- **Required task**
Your output is the lines from the first one to the one containing "from matplotlib.transforms import", repeated exactly, with images left out.

- **Supplied entries**
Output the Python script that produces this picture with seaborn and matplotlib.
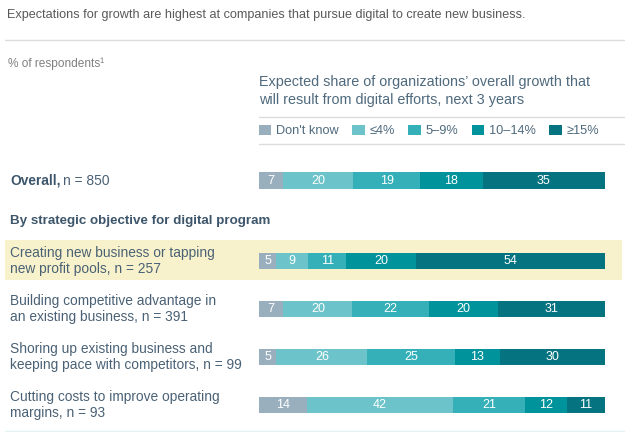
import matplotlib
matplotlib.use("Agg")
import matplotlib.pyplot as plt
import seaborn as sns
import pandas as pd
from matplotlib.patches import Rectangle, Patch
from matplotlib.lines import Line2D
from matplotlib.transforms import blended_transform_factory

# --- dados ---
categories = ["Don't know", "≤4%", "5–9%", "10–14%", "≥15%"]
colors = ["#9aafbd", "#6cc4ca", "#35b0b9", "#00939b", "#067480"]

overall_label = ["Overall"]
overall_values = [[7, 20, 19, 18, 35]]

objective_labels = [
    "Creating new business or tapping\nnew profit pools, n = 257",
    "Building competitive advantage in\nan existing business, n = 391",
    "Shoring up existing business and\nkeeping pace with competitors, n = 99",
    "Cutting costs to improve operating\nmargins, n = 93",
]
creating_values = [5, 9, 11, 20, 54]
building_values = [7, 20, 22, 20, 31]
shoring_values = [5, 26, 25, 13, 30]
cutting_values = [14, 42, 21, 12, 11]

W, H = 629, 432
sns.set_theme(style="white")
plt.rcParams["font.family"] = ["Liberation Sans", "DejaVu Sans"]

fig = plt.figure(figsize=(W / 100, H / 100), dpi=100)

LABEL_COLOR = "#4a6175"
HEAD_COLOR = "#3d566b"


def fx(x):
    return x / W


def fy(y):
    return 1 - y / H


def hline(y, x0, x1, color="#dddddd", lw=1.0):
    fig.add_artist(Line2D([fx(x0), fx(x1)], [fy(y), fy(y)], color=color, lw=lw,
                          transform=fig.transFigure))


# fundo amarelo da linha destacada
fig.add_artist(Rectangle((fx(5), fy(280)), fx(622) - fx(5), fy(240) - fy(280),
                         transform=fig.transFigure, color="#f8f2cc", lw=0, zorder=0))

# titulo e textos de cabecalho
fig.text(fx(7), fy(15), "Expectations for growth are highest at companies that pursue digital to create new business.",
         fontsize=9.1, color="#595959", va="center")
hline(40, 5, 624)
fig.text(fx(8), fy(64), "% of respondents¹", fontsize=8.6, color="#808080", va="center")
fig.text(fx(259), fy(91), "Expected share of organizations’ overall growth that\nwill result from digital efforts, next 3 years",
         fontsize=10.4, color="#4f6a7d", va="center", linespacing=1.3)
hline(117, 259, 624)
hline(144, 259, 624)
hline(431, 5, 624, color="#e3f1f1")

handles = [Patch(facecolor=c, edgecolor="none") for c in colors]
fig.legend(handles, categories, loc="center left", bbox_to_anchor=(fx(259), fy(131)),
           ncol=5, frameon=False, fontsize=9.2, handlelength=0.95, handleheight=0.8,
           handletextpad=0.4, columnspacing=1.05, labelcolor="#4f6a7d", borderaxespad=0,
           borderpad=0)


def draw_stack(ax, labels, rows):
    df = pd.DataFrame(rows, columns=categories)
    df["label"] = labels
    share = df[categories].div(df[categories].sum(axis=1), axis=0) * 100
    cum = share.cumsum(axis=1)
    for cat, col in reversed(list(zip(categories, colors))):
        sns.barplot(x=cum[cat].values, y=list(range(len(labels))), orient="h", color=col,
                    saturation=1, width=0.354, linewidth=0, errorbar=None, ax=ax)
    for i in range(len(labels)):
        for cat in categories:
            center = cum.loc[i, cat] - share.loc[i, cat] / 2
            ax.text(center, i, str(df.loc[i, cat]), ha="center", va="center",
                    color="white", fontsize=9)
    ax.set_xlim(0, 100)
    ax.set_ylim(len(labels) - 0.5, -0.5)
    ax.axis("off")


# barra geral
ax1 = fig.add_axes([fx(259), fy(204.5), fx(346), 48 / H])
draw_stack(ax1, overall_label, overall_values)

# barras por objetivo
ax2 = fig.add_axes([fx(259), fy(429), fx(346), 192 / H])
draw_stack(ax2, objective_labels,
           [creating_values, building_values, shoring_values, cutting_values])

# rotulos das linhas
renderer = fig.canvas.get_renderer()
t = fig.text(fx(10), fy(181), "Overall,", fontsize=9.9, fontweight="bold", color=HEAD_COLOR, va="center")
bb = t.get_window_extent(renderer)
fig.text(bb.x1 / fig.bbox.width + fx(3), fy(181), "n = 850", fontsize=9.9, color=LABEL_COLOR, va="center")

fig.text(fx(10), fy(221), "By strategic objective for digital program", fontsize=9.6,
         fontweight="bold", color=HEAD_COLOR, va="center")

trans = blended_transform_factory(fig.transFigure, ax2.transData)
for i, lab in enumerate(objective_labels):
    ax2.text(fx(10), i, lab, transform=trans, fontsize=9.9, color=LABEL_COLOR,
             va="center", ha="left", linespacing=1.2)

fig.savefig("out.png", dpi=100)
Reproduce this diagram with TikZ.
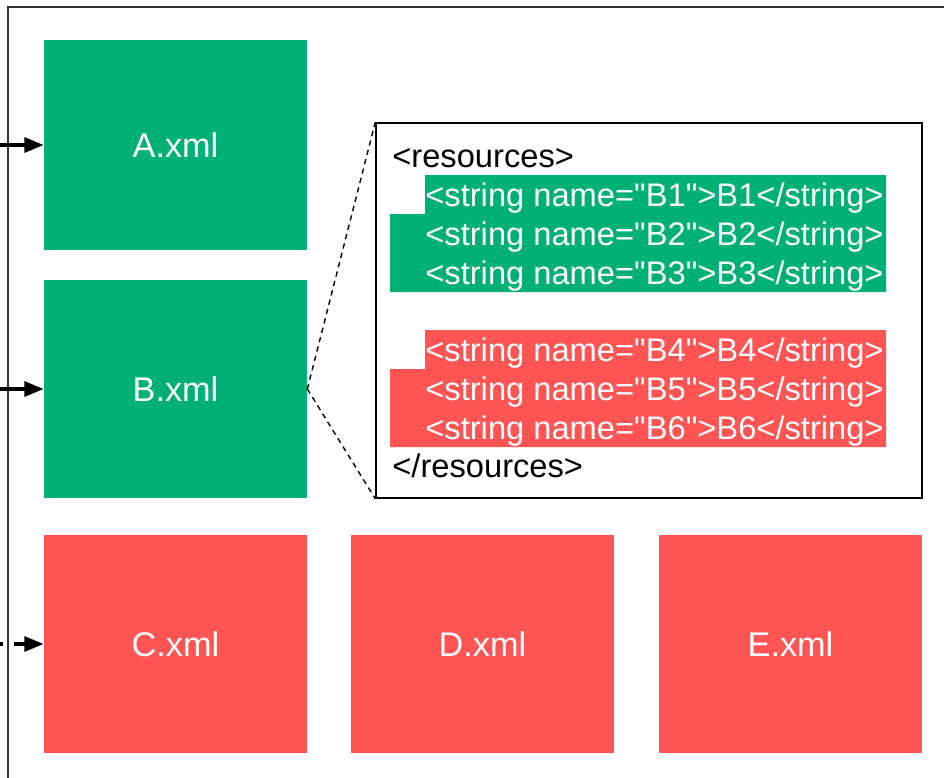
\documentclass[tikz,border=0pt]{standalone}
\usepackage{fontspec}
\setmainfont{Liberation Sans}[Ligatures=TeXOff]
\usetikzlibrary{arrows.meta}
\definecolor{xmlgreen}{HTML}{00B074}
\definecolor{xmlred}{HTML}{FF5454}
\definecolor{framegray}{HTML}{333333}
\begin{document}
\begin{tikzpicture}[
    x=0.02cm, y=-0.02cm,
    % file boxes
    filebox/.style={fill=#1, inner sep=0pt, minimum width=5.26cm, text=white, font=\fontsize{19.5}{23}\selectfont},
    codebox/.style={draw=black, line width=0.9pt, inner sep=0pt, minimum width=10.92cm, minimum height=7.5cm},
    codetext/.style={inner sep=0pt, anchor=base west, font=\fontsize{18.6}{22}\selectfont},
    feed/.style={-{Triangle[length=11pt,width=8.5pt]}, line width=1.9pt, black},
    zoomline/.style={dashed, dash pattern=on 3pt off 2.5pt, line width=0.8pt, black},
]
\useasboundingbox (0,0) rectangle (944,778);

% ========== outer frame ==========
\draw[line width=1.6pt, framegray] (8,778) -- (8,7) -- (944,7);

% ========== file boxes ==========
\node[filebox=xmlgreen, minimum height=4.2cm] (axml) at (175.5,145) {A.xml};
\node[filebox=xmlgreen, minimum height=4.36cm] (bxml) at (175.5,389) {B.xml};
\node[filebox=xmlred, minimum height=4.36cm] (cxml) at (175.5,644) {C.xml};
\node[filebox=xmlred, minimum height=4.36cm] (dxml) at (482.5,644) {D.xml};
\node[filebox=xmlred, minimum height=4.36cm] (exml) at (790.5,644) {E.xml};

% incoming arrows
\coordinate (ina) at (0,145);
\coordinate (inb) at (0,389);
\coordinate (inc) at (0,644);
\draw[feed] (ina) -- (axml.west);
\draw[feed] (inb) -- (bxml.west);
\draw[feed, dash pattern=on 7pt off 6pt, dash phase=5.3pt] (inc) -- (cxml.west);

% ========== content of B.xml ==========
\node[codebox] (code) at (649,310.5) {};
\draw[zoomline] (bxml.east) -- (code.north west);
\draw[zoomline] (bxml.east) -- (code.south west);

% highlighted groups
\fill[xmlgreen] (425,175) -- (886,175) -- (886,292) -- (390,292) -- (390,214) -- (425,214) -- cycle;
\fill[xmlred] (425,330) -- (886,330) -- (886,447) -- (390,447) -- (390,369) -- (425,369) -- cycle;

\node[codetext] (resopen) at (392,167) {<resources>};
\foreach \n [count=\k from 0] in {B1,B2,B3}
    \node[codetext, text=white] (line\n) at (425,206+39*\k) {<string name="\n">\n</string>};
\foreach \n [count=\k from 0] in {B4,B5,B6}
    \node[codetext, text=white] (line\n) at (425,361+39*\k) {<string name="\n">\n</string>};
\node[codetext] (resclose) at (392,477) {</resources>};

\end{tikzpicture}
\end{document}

- **Written response**
Output the Python script that produces this picture with seaborn and matplotlib.
import matplotlib
matplotlib.use("Agg")
import matplotlib.pyplot as plt
import seaborn as sns
import pandas as pd
from matplotlib.patches import Rectangle, Patch
from matplotlib.lines import Line2D
from matplotlib.transforms import blended_transform_factory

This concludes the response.